The Act covers e-commerce platforms
Widening the definition of ‘consumer’, the definition now includes any person who buys any goods, whether through offline or online transactions, electronic means, teleshopping, direct selling or multi-level marketing. It also includes all models of e-commerce, including marketplace and inventory models of e-commerce. The earlier Act did not specifically include e-commerce transactions, and this gap has been addressed by the New Act.

E-filing of complaints
Unlike the current practice of filing complaints at the place of purchase or where the seller has registered the office address, the New Act provides flexibility to the consumers wherein they can file complaints electronically and for hearing and/or examining parties through video-conferencing.

Product Liability & Penal Consequences –
The New Act has introduced the concept of product liability and brings within its scope, the product manufacturer, product service provider and product seller, for any claim for compensation. The term ‘product seller’ would include e-commerce platforms as well. The defense that e-commerce platforms merely act as ‘platforms’ or ‘aggregators’ will not be accepted.

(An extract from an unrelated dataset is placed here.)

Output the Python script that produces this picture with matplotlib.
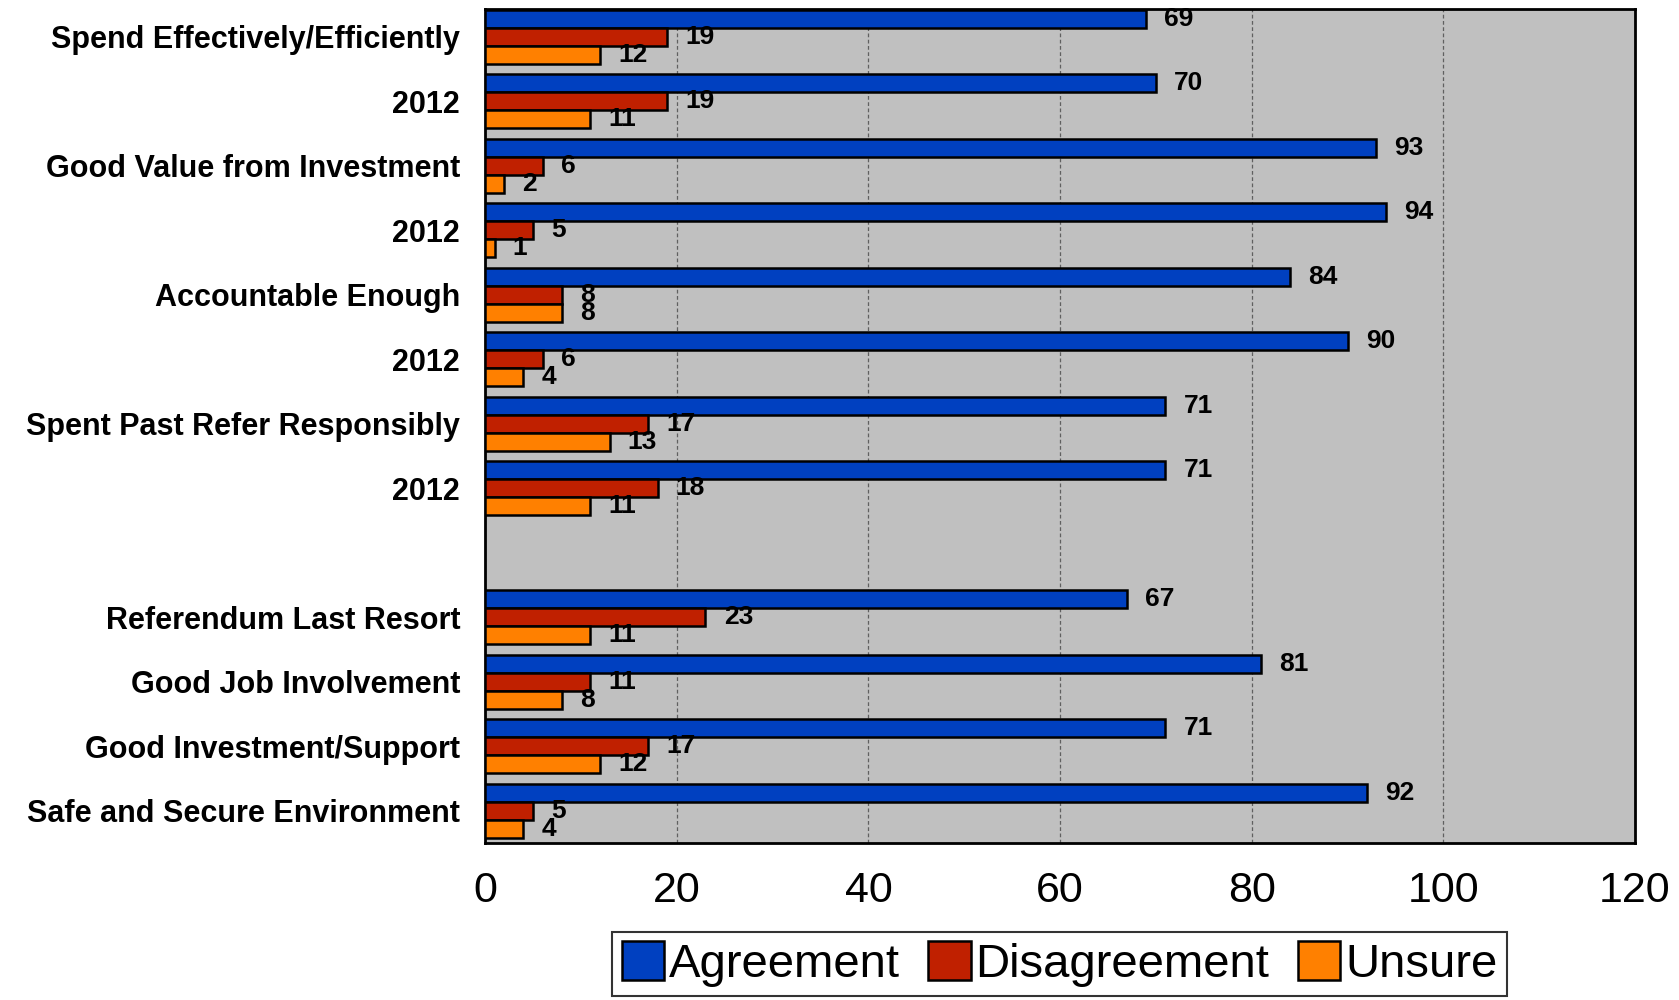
import numpy as np
import matplotlib.pyplot as plt

plt.rcParams['font.family'] = ['Liberation Sans', 'DejaVu Sans']

categories = ["Spend Effectively/Efficiently", "2012",
              "Good Value from Investment", "2012",
              "Accountable Enough", "2012",
              "Spent Past Refer Responsibly", "2012",
              "",
              "Referendum Last Resort", "Good Job Involvement",
              "Good Investment/Support", "Safe and Secure Environment"]

agreement = [69, 70, 93, 94, 84, 90, 71, 71, None, 67, 81, 71, 92]
disagreement = [19, 19, 6, 5, 8, 6, 17, 18, None, 23, 11, 17, 5]
unsure = [12, 11, 2, 1, 8, 4, 13, 11, None, 11, 8, 12, 4]

series_names = ["Agreement", "Disagreement", "Unsure"]
colors = ["#0040c0", "#c02000", "#ff8000"]

fig = plt.figure(figsize=(16.79, 10), dpi=100)
ax = fig.add_axes([0.2889, 0.157, 0.6849, 0.834])
ax.set_facecolor("#c0c0c0")

y = np.arange(len(categories))
h = 0.278
offsets = [-h, 0, h]

for vals, name, col, off in zip([agreement, disagreement, unsure],
                                series_names, colors, offsets):
    idx = [i for i, v in enumerate(vals) if v is not None]
    v = [vals[i] for i in idx]
    ax.barh(y[idx] + off, v, height=h, color=col, edgecolor="black",
            linewidth=1.8, label=name, zorder=3)
    for i, val in zip(idx, v):
        ax.text(val + 1.9, y[i] + off, str(val), va="center", ha="left",
                fontsize=19, fontweight="bold", zorder=4)

ax.set_xlim(0, 120)
ax.set_ylim(12.5, -0.43)
ax.set_xticks(range(0, 121, 20))
ax.set_yticks(y)
ax.set_yticklabels(categories, fontsize=22, fontweight="bold")
ax.tick_params(axis="y", length=0, pad=18)
ax.tick_params(axis="x", length=0, pad=20, labelsize=31)
ax.xaxis.grid(True, linestyle=(0, (3, 2)), color="#606060", linewidth=0.9, zorder=0)
ax.set_axisbelow(True)
for s in ax.spines.values():
    s.set_linewidth(2)
    s.set_color("black")

leg = fig.legend(loc="center", bbox_to_anchor=(0.631, 0.036), ncol=3,
                 fontsize=34, frameon=True, fancybox=False, edgecolor="black",
                 handlelength=0.9, handleheight=0.9, handletextpad=0.1,
                 columnspacing=0.6, borderpad=0.2, borderaxespad=0)
leg.get_frame().set_linewidth(1.5)

fig.savefig("out.png", dpi=100, facecolor="white")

  • Penalties for misleading advertisements:
    In case of a false or misleading advertisement, the CCPA may impose a penalty of up to INR 1,000,000 (Indian Rupees One Million) on a manufacturer or an endorser and may also sentence them to imprisonment for up to 2 years. The liability of the false claims of an advertisement has also been extended to the endorser, since there have been cases where consumers fell prey to false advertising under the influence of celebrities acting as brand ambassadors.
  • E-commerce Rules:
    According to the New Act, e-commerce platforms are required to provide information relating to return, refund, exchange, warranty and guarantee, delivery and shipment, modes of payment, grievance redressal mechanism, payment methods, security of payment methods, charge-back options, etc. including country of origin which are necessary for enabling the consumer to make an informed decision at the pre-purchase stage on its platform.
    Kartify, powered by ANS Commerce, includes these functionalities, making the platform secure and trustworthy for the consumer to use.
  • Consumer complaints on e-commerce platforms:
    E-commerce platforms are now required to acknowledge the receipt of any consumer complaint within 48 hours and redress the complaint within 1 month from the date of receipt.

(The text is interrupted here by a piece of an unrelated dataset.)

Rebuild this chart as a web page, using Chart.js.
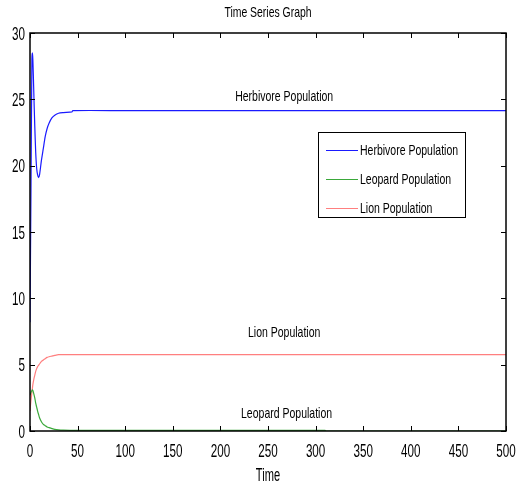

According to Ram Vilas Paswan, the Union Minister for Consumer Affairs, Food & Public Distribution, the earlier Consumer Protection Act, 1986a provided a single point access to justice, which was also time consuming.

The Consumer Protection Act, 2019 includes provisions that suit the current trend of the digital landscape, making sure the customer’s hassles are substantially reduced. The Act provides consumers with protection not only from traditional retailers but also e-commerce platforms where most brands have grown to start selling their products and services. In order to do so, this act imposes more accountability from e-commerce platforms, manufacturers, retailers and endorsers and can impose penalties on any of these parties. Moreover, there have also been new provisions added which aim to speed the process of clearing any grievances of the consumer by introducing online methods of filing complaints while also mandating that e-commerce websites address these complaints within a 48-hour window and resolve matters within 30 days of the complaint being registered.

While it would take time to adjust to the new provisions made by this Act, it will certainly result in consumer rights being more protected and a speedier method of resolving consumer disputes in the country.